The Rangers adopted the practices of their enemies in order to keep the peace. The Comanche Indians, with their cunning, speed, and courage, set the pattern of Plains warfare. The Rangers learned the Indian skills of horsemanship, woodcraft, and direction finding. They were excellent marksman, and adopted the revolving six-shooter as their standard weapon. They always carried rifles, lariats, and Bowie knives.
After Texas gained its independence in 1836, it faced a Mexican and Indian danger on a 1,000-mile frontier. With a population of about 400,000, it could not afford a standing army. Texas required a fighting force that was small and inexpensive, available in time of need but inactive when not needed. The Texas Rangers, without uniforms, drill, or regular pay, met these requirements. They served as a mobile and efficient frontier defence organization.
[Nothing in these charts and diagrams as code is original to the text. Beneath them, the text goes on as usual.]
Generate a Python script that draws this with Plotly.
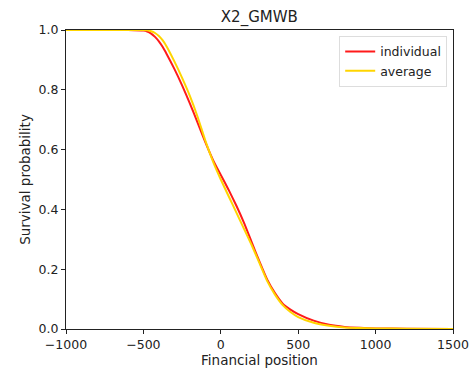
import plotly.graph_objects as go

# Survival probability curves against financial position
x_individual = [-1000, -600, -500, -475, -450, -425, -400, -375, -350, -300, -250, -200, -150, -100, -50, 0, 50, 100,
                150, 200, 250, 300, 350, 400, 450, 500, 600, 700, 800, 900, 1000, 1200, 1500]
y_individual = [1.0, 1.0, 0.998, 0.995, 0.988, 0.977, 0.962, 0.943, 0.92, 0.87, 0.815, 0.755, 0.69, 0.625, 0.565, 0.515, 0.466, 0.413,
                0.355, 0.29, 0.225, 0.165, 0.12, 0.085, 0.065, 0.05, 0.028, 0.014, 0.007, 0.004, 0.002, 0.001, 0.0]

x_average = [-1000, -600, -500, -475, -450, -425, -400, -375, -350, -300, -250, -200, -150, -100, -50, 0, 50, 100,
             150, 200, 250, 300, 350, 400, 450, 500, 600, 700, 800, 900, 1000, 1200, 1500]
y_average = [1.0, 1.0, 1.0, 0.999, 0.996, 0.99, 0.98, 0.965, 0.945, 0.895, 0.84, 0.78, 0.71, 0.63, 0.56, 0.5, 0.445, 0.39,
             0.335, 0.28, 0.22, 0.16, 0.115, 0.08, 0.057, 0.04, 0.021, 0.011, 0.005, 0.003, 0.002, 0.001, 0.0]

x_ticks = [-1000, -500, 0, 500, 1000, 1500]
y_ticks = [0.0, 0.2, 0.4, 0.6, 0.8, 1.0]

font = dict(family="DejaVu Sans", size=12.5, color="#222222")
label_font = dict(family="DejaVu Sans", size=13.5, color="#222222")

fig = go.Figure()
fig.add_trace(go.Scatter(x=x_individual, y=y_individual, mode="lines", name="individual",
                         line=dict(color="#ff1a1a", width=2, shape="spline", smoothing=0.5)))
fig.add_trace(go.Scatter(x=x_average, y=y_average, mode="lines", name="average",
                         line=dict(color="#ffd500", width=2, shape="spline", smoothing=0.5)))

axis_common = dict(showgrid=False, zeroline=False, showline=True, linecolor="#222222", linewidth=1,
                   mirror=True, ticks="outside", ticklen=4, tickwidth=1, tickcolor="#222222",
                   tickfont=font, automargin=False)

fig.update_layout(
    width=469, height=373,
    margin=dict(l=66, r=16, t=30, b=44),
    paper_bgcolor="white", plot_bgcolor="white",
    font=font,
    title=dict(text="X2_GMWB", x=0.553, xanchor="center", y=0.955, yanchor="middle",
               font=dict(family="DejaVu Sans", size=15, color="#222222")),
    xaxis=dict(range=[-1000, 1500], tickvals=x_ticks,
               title=dict(text="Financial position", standoff=3, font=label_font), **axis_common),
    yaxis=dict(range=[0, 1], tickvals=y_ticks, tickformat=".1f",
               title=dict(text="Survival probability", standoff=4, font=label_font), **axis_common),
    legend=dict(x=0.985, y=0.98, xanchor="right", yanchor="top", bgcolor="rgba(255,255,255,0.8)",
                bordercolor="#dddddd", borderwidth=1, font=font, itemwidth=30,
                tracegroupgap=2),
    showlegend=True,
)

fig.write_html("out.html")
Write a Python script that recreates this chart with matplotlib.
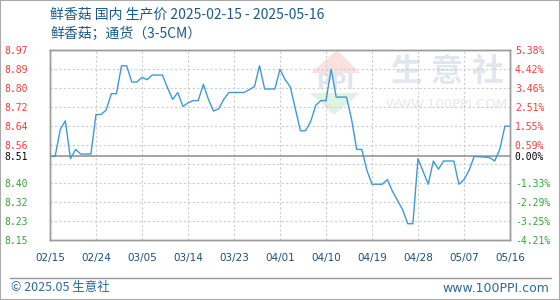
import numpy as np
import matplotlib.pyplot as plt
import matplotlib.patches as patches
from matplotlib.lines import Line2D

plt.rcParams['font.family'] = ['Noto Sans CJK SC', 'DejaVu Sans']

title_1 = '鲜香菇 国内 生产价 2025-02-15 - 2025-05-16'
title_2 = '鲜香菇；通货（3-5CM）'

# days after 2025-02-15 and price (元/kg)
day = [0, 1, 2, 3, 4, 5, 6, 8, 9, 10, 11, 12, 13, 14, 15, 16, 17, 18, 19, 20,
       22, 23, 24, 25, 26, 27, 28, 29, 30, 31, 32, 33, 34, 35, 38, 40, 41, 42,
       44, 45, 46, 47, 49, 50, 51, 52, 53, 54, 55, 56, 58, 59, 60, 61, 62, 63,
       65, 66, 67, 68, 69, 70, 71, 72, 74, 75, 76, 77, 79, 80, 81, 82, 83, 86,
       87, 88, 89, 90]
price = [8.51, 8.51, 8.625, 8.663, 8.50, 8.54, 8.52, 8.52, 8.69, 8.69, 8.71,
         8.78, 8.78, 8.90, 8.90, 8.83, 8.83, 8.85, 8.84, 8.86, 8.86, 8.805,
         8.755, 8.785, 8.725, 8.74, 8.75, 8.75, 8.82, 8.755, 8.705, 8.715,
         8.755, 8.785, 8.785, 8.81, 8.90, 8.80, 8.80, 8.885, 8.84, 8.81, 8.62,
         8.62, 8.66, 8.73, 8.75, 8.75, 8.885, 8.765, 8.765, 8.67, 8.54, 8.54,
         8.45, 8.39, 8.39, 8.41, 8.36, 8.32, 8.28, 8.22, 8.22, 8.50, 8.39,
         8.49, 8.455, 8.49, 8.49, 8.39, 8.41, 8.45, 8.51, 8.505, 8.49, 8.54,
         8.64, 8.64]

base = 8.51
y_top, y_bot = 8.97, 8.15
left_labels = ['8.97', '8.89', '8.80', '8.72', '8.64', '8.56', '', '8.40', '8.32', '8.23', '8.15']
right_labels = ['5.38%', '4.42%', '3.46%', '2.51%', '1.55%', '0.59%', '', '-1.33%', '-2.29%', '-3.25%', '-4.21%']
x_labels = ['02/15', '02/24', '03/05', '03/14', '03/23', '04/01', '04/10', '04/19', '04/28', '05/07', '05/16']
x_step = 9

red = '#ff3838'
green = '#2ea82e'


def px(x, y):
	return (x / 560, 1 - y / 300)


fig = plt.figure(figsize=(5.6, 3.0), dpi=100)
fig.patch.set_facecolor('white')
ax = fig.add_axes([50 / 560, 1 - 240 / 300, 460 / 560, 190.5 / 300])
ax.set_facecolor('none')

# watermark
fig.patches.append(patches.Polygon([px(311, 73), px(337, 50), px(360, 73)], closed=True,
	transform=fig.transFigure, facecolor='#fbe0e0', edgecolor='none', zorder=-2))
fig.patches.append(patches.Polygon([px(310, 93), px(360, 93), px(334, 115)], closed=True,
	transform=fig.transFigure, facecolor='#e0f2e0', edgecolor='none', zorder=-2))
fig.text(*px(335, 83), 'PPI', fontsize=15, fontweight='bold', color='#e0e5ef',
	ha='center', va='center', family='DejaVu Sans', zorder=-1)
for i, ch in enumerate('生意社'):
	fig.text(*px(406 + i * 41, 72), ch, fontsize=23, fontweight='bold', color='#e2e6ee',
		ha='center', va='center', zorder=-1)
fig.text(*px(447, 105), 'WWW.100PPI.COM', fontsize=9.5, color='#e8e8e8',
	ha='center', va='center', family='DejaVu Sans', zorder=-1)

ax.plot(day, price, color='#3d9ad9', lw=1.0, zorder=3)
ax.axhline(base, color='#999999', lw=1.2, zorder=2)

grid_y = list(np.linspace(y_top, y_bot, len(left_labels)))
ax.set_ylim(y_bot, y_top)
ax.set_xlim(0, x_step * (len(x_labels) - 1))
ax.set_yticks(grid_y + [base])
ax.set_yticklabels(left_labels + [f'{base:.2f}'], family='DejaVu Sans Mono', fontsize=7)
for lab, c in zip(ax.get_yticklabels(), [red] * 6 + [green] * 5 + ['black']):
	lab.set_color(c)
ax.tick_params(axis='y', length=0, pad=16)

ax.set_xticks([i * x_step for i in range(len(x_labels))])
ax.set_xticklabels(x_labels, family='DejaVu Sans', fontsize=7.5, color='#1c4f7c')
ax.tick_params(axis='x', length=0, pad=9)
ax.grid(color='#cccccc', linestyle=(0, (2, 2)), lw=0.8)

ax2 = ax.twinx()
ax2.set_ylim(y_bot, y_top)
ax2.set_yticks(grid_y + [base])
ax2.set_yticklabels(right_labels + ['0.00%'], family='DejaVu Sans Mono', fontsize=7)
for lab, c in zip(ax2.get_yticklabels(), [red] * 6 + [green] * 5 + ['black']):
	lab.set_color(c)
ax2.tick_params(axis='y', length=0, pad=3.5)

for a in (ax, ax2):
	for s in a.spines.values():
		s.set_color('#999999')
		s.set_linewidth(1)

fig.text(*px(50, 14), title_1, fontsize=10, color='#1a5a8a', va='center', ha='left')
fig.text(*px(50, 34), title_2, fontsize=10, color='#1a5a8a', va='center', ha='left')

# footer
fig.add_artist(Line2D([10 / 560, 551 / 560], [1 - 277.5 / 300] * 2, transform=fig.transFigure,
	color='#999999', lw=1))
fig.text(*px(11, 288), '© 2025.05 生意社', fontsize=9, color='#2b6a9b', va='center', ha='left')
fig.text(*px(549, 288), 'www.100PPI.com', fontsize=9, color='#2b6a9b', va='center', ha='right',
	family='DejaVu Sans')

fig.patches.append(patches.Rectangle((0, 0), 1, 1, transform=fig.transFigure, fill=False,
	edgecolor='#aaaaaa', lw=1.5))

fig.savefig('out.png', dpi=100)
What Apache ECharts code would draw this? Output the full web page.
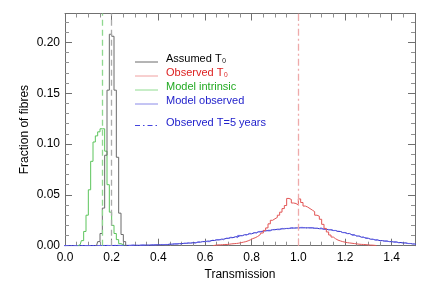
<!DOCTYPE html>
<html><head><meta charset="utf-8">
<script src="https://cdn.jsdelivr.net/npm/echarts@6/dist/echarts.min.js"></script>
<style>html,body{margin:0;padding:0;background:#fff}#c{width:436px;height:290px}</style>
</head><body><div id="c"></div>
<script>
// ---- data ----
const binW = 0.01;
const blackStart = 0.14;
const blackVals = [0.004,0.012,0.037,0.089,0.153,0.208,0.206,0.153,0.087,0.032,0.011,0.004];
const greenStart = 0.06;
const greenVals = [0.001,0.005,0.014,0.030,0.055,0.083,0.102,0.108,0.112,0.115,0.115,0.093,0.060,0.033,0.020,0.012,0.006,0.002,0.001];
const redStart = 0.64;
const redVals = [0.0005,0.0008,0.0008,0.0010,0.0012,0.0012,0.0015,0.0018,0.0020,0.0022,
  0.0025,0.0030,0.0035,0.0040,0.0048,0.0058,0.0070,0.0078,0.0090,0.0105,
  0.0125,0.0150,0.0175,0.0215,0.0250,0.0265,0.0278,0.0300,0.0330,0.0365,
  0.0395,0.0465,0.0455,0.0420,0.0415,0.0400,0.0460,0.0425,0.0390,0.0380,
  0.0365,0.0350,0.0335,0.0300,0.0290,0.0260,0.0210,0.0170,0.0135,0.0105,
  0.0085,0.0068,0.0055,0.0047,0.0040,0.0035,0.0030,0.0027,0.0024,0.0021,
  0.0018,0.0015,0.0013,0.0012,0.0010,0.0008,0.0006,0.0005,0.0003];
const blueW = 0.02;
const blueStart = 0.0;
const modelObsVals = [0.0000,0.0000,0.0000,0.0001,0.0001,0.0001,0.0001,0.0002,0.0002,0.0002,
  0.0002,0.0003,0.0003,0.0003,0.0004,0.0004,0.0005,0.0006,0.0007,0.0009,
  0.0010,0.0012,0.0015,0.0017,0.0020,0.0023,0.0026,0.0030,0.0035,0.0040,
  0.0045,0.0051,0.0057,0.0064,0.0071,0.0079,0.0088,0.0098,0.0108,0.0117,
  0.0127,0.0136,0.0145,0.0151,0.0157,0.0162,0.0166,0.0170,0.0173,0.0175,
  0.0176,0.0176,0.0175,0.0172,0.0167,0.0162,0.0156,0.0149,0.0140,0.0130,
  0.0119,0.0107,0.0095,0.0084,0.0073,0.0064,0.0056,0.0050,0.0045,0.0040,
  0.0036,0.0031,0.0027,0.0022,0.0017];
const obsT5Vals = [0.0000,0.0001,0.0000,0.0002,0.0000,0.0001,0.0002,0.0001,0.0003,0.0002,
  0.0004,0.0002,0.0004,0.0003,0.0006,0.0004,0.0007,0.0005,0.0009,0.0008,
  0.0012,0.0010,0.0016,0.0019,0.0017,0.0024,0.0028,0.0026,0.0036,0.0042,
  0.0040,0.0055,0.0060,0.0058,0.0074,0.0083,0.0080,0.0101,0.0106,0.0121,
  0.0125,0.0140,0.0150,0.0146,0.0160,0.0158,0.0171,0.0168,0.0177,0.0172,
  0.0180,0.0174,0.0178,0.0170,0.0173,0.0163,0.0160,0.0150,0.0143,0.0128,
  0.0121,0.0104,0.0097,0.0082,0.0076,0.0062,0.0058,0.0048,0.0046,0.0039,
  0.0037,0.0029,0.0028,0.0021,0.0018];
const greenDashX = 0.164;
const greyDashX = 0.20;
const redDashDotX = 1.0;
const xRange = [0, 1.5];
const yRange = [0, 0.2284];
const xTickInterval = 0.2;
const yTickInterval = 0.05;
const seriesNames = ['Assumed T\u2080','Observed T\u2080','Model intrinsic','Model observed','Observed T=5 years'];
const xTitle = 'Transmission';
const yTitle = 'Fraction of fibres';

// ---- build ----
function hist(start, w, vals){
  const d = [[start - w/2, 0]];
  vals.forEach((v,i)=>d.push([start + w*(i+0.5), v]));
  d.push([start + w*(vals.length+0.5), 0]);
  return d;
}
const FONT = 'Liberation Sans, Arial, Helvetica, sans-serif';
const C = {black:'#6a6a6a', red:'#e25555', green:'#5cc45c', blueA:'#3030c8', blueB:'#6a6ae8'};
const ch = echarts.init(document.getElementById('c'), null, {renderer:'canvas'});
const axCommon = {
  type:'value', axisLine:{show:true, onZero:false, lineStyle:{color:'#707070', width:1}},
  splitLine:{show:false}, axisTick:{inside:true, length:7, lineStyle:{color:'#707070'}},
  minorTick:{show:true, length:4, lineStyle:{color:'#909090'}}
};
const ml = (x, color, type) => ({symbol:'none', silent:true, label:{show:false}, animation:false,
  lineStyle:{color, width:1.3, type}, data:[{xAxis:x}]});

// legend (drawn as graphic: sample line + text)
const legendRows = [
  {name:seriesNames[0], line:'#6a6a6a', text:'#000000', dash:null, y:59},
  {name:seriesNames[1], line:'#f0a0a0', text:'#dd2222', dash:null, y:73},
  {name:seriesNames[2], line:'#90dc90', text:'#22aa22', dash:null, y:87},
  {name:seriesNames[3], line:'#8a8ae8', text:'#2222cc', dash:null, y:101},
  {name:seriesNames[4], line:'#4545dd', text:'#2222cc', dash:[5,3,1.5,3], y:122.5}
];
const graphic = [];
legendRows.forEach(r=>{
  graphic.push({type:'line', shape:{x1:135, y1:r.y+3, x2:158, y2:r.y+3},
    style:{stroke:r.line, lineWidth:1, lineDash:r.dash||null}, silent:true});
  graphic.push({type:'text', x:166, y:r.y, style:{text:r.name, fill:r.text, font:'11px '+FONT,
    textVerticalAlign:'middle', verticalAlign:'middle'}, silent:true});
});
graphic.push({type:'text', x:25, y:129.6, rotation:Math.PI/2, silent:true,
  style:{text:yTitle, fill:'#000', font:'12px '+FONT, align:'center', verticalAlign:'middle',
    textAlign:'center', textVerticalAlign:'middle'}});

ch.setOption({
  animation:false,
  textStyle:{fontFamily:FONT},
  grid:{left:65, right:21, top:13.5, bottom:44.3},
  graphic: graphic,
  xAxis:[
    Object.assign({}, axCommon, {min:xRange[0], max:xRange[1], interval:xTickInterval, position:'bottom',
      minorTick:Object.assign({}, axCommon.minorTick, {splitNumber:4}),
      axisLabel:{color:'#000', fontSize:12, margin:6, showMaxLabel:false, formatter:v=>v.toFixed(1)},
      name:xTitle, nameLocation:'middle', nameGap:20, nameTextStyle:{color:'#000', fontSize:12}}),
    Object.assign({}, axCommon, {min:xRange[0], max:xRange[1], interval:xTickInterval, position:'top',
      minorTick:Object.assign({}, axCommon.minorTick, {splitNumber:4}), axisLabel:{show:false}})
  ],
  yAxis:[
    Object.assign({}, axCommon, {min:yRange[0], max:yRange[1], interval:yTickInterval, position:'left',
      minorTick:Object.assign({}, axCommon.minorTick, {splitNumber:5}),
      axisLabel:{color:'#000', fontSize:12, margin:5, showMaxLabel:false, formatter:v=>v.toFixed(2)}}),
    Object.assign({}, axCommon, {min:yRange[0], max:yRange[1], interval:yTickInterval, position:'right',
      minorTick:Object.assign({}, axCommon.minorTick, {splitNumber:5}), axisLabel:{show:false}})
  ],
  series:[
    {name:seriesNames[3], type:'line', step:'middle', showSymbol:false, symbol:'none', data:hist(blueStart, blueW, modelObsVals),
     lineStyle:{color:C.blueA, width:1}, itemStyle:{color:C.blueA}},
    {name:seriesNames[4], type:'line', step:'middle', showSymbol:false, symbol:'none', data:hist(blueStart, blueW, obsT5Vals),
     lineStyle:{color:C.blueB, width:1, type:[6,2,1,2]}, itemStyle:{color:C.blueB}},
    {name:seriesNames[1], type:'line', step:'middle', showSymbol:false, symbol:'none', data:hist(redStart, binW, redVals),
     lineStyle:{color:C.red, width:1}, itemStyle:{color:C.red},
     markLine:ml(redDashDotX, '#eeaaaa', [7,3,2,3])},
    {name:seriesNames[2], type:'line', step:'middle', showSymbol:false, symbol:'none', data:hist(greenStart, binW, greenVals),
     lineStyle:{color:C.green, width:1}, itemStyle:{color:C.green},
     markLine:ml(greenDashX, '#8fd88f', [6,4])},
    {name:seriesNames[0], type:'line', step:'middle', showSymbol:false, symbol:'none', data:hist(blackStart, binW, blackVals),
     lineStyle:{color:C.black, width:1}, itemStyle:{color:C.black},
     markLine:ml(greyDashX, '#aaaaaa', [6,4])}
  ]
});
</script></body></html>
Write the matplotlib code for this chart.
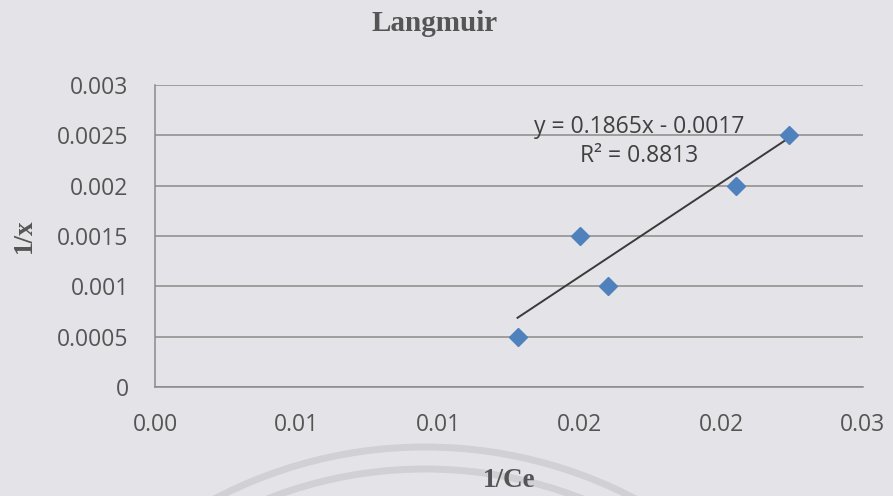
import matplotlib

matplotlib.use("Agg")
import matplotlib.pyplot as plt
import numpy as np
from matplotlib.patches import Arc

# data (Langmuir linearisation)
inv_ce = [0.0128, 0.0150, 0.0160, 0.0205, 0.0224]
inv_x = [0.0005, 0.0015, 0.0010, 0.0020, 0.0025]
slope = 0.1865
intercept = -0.0017
r_squared = 0.8813

x_ticks = [0.0, 0.005, 0.010, 0.015, 0.020, 0.025]
x_tick_labels = ["0.00", "0.01", "0.01", "0.02", "0.02", "0.03"]
y_ticks = [0.0, 0.0005, 0.001, 0.0015, 0.002, 0.0025, 0.003]
y_tick_labels = ["0", "0.0005", "0.001", "0.0015", "0.002", "0.0025", "0.003"]

bg = "#e4e4e8"
text_grey = "#555555"
serif = ["Liberation Serif", "DejaVu Serif"]
sans = ["Open Sans", "DejaVu Sans"]

fig = plt.figure(figsize=(8.93, 4.96), dpi=100, facecolor=bg)

# faint stamp arcs showing through the scanned page
for diam in (2 * 453, 2 * 431):
    fig.add_artist(Arc((425 / 893, 1 - 900 / 496), diam / 893, diam / 496,
                       theta1=40, theta2=140, transform=fig.transFigure,
                       color="#d0d0d5", linewidth=5, zorder=-1))

ax = fig.add_axes([0.1736, 0.2198, 0.7928, 0.6088])
ax.set_facecolor(bg)

ax.set_xlim(0, 0.025)
ax.set_ylim(0, 0.003)
ax.set_xticks(x_ticks)
ax.set_xticklabels(x_tick_labels, family=sans, fontsize=16.5, color=text_grey)
ax.set_yticks(y_ticks)
ax.set_yticklabels(y_tick_labels, family=sans, fontsize=16.5, color=text_grey)
ax.tick_params(axis="both", length=0)
ax.tick_params(axis="y", pad=19)
ax.tick_params(axis="x", pad=19)

ax.grid(axis="y", color="#8a8a8a", linewidth=1.1)
ax.set_axisbelow(True)
for side in ("top", "right"):
    ax.spines[side].set_visible(False)
for side in ("left", "bottom"):
    ax.spines[side].set_color("#8a8a8a")
    ax.spines[side].set_linewidth(1.1)

# trendline over the data range
xs = np.array([min(inv_ce), max(inv_ce)])
ax.plot(xs, slope * xs + intercept, color="#3a3a3a", linewidth=1.4, zorder=3)
ax.plot(inv_ce, inv_x, linestyle="none", marker="D", markersize=9,
        color="#4f81bd", markeredgecolor="#4f81bd", zorder=4)

ax.text(0.0171, 0.00246, f"y = {slope}x - {abs(intercept)}", family=sans,
        fontsize=16.5, color="#404040", ha="center", va="bottom")
ax.text(0.0171, 0.00229, f"R\u00b2 = {r_squared}", family=sans,
        fontsize=16.5, color="#404040", ha="center", va="center")

fig.text(0.487, 0.952, "Langmuir", family=serif, fontweight="bold",
         fontsize=21, color="#555555", ha="center", va="center")
ax.set_xlabel("1/Ce", family=serif, fontweight="bold", fontsize=19.5, color="#555555")
ax.xaxis.set_label_coords(0.5, -0.31)
ax.xaxis.label.set_va("center")
ax.set_ylabel("1/x", family=serif, fontweight="bold", fontsize=19.5, color="#555555")
ax.yaxis.set_label_coords(-0.184, 0.5)
ax.yaxis.label.set_va("center")

fig.savefig("out.png", dpi=100, facecolor=bg)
After Texas joined the Union in 1845, the Rangers continued to play a major roll in frontier defense. During the Mexican War (1846-1848), they performed valuable service as scouts and guerrilla fighters with the American armies in Mexico. When the federal government established forts along the Texas frontier and garrisoned them with regular troops, Texans still placed their faith in the Rangers. Sam Houston once said in the U.S. Senate: "Give us 1,000 Rangers, and we will be responsible for the defense of our frontier....We ask no regular troops; withdraw them if you please. I ask this not through any unkindness to them, but because they have not the efficiency for frontier service."
Later History. During the Reconstruction period that followed the Civil War, Texas suffered from lawlessness, murder, and Indian raids. In 1874, 450 Texas Rangers received commissions as peace officers. They continued to fight the Comanche along the northern border and Mexican cattle thieves along the Rio Grande. They also tracked down murderers, smugglers, bank and train robbers, and mine bandits. Within 10 years, they restored peace and quiet to the interior of Texas. In 1917 and 1918, they succeeded in clearing the rocky Big Bend region of outlaws. Since then, the Rangers have been greatly reduced in number.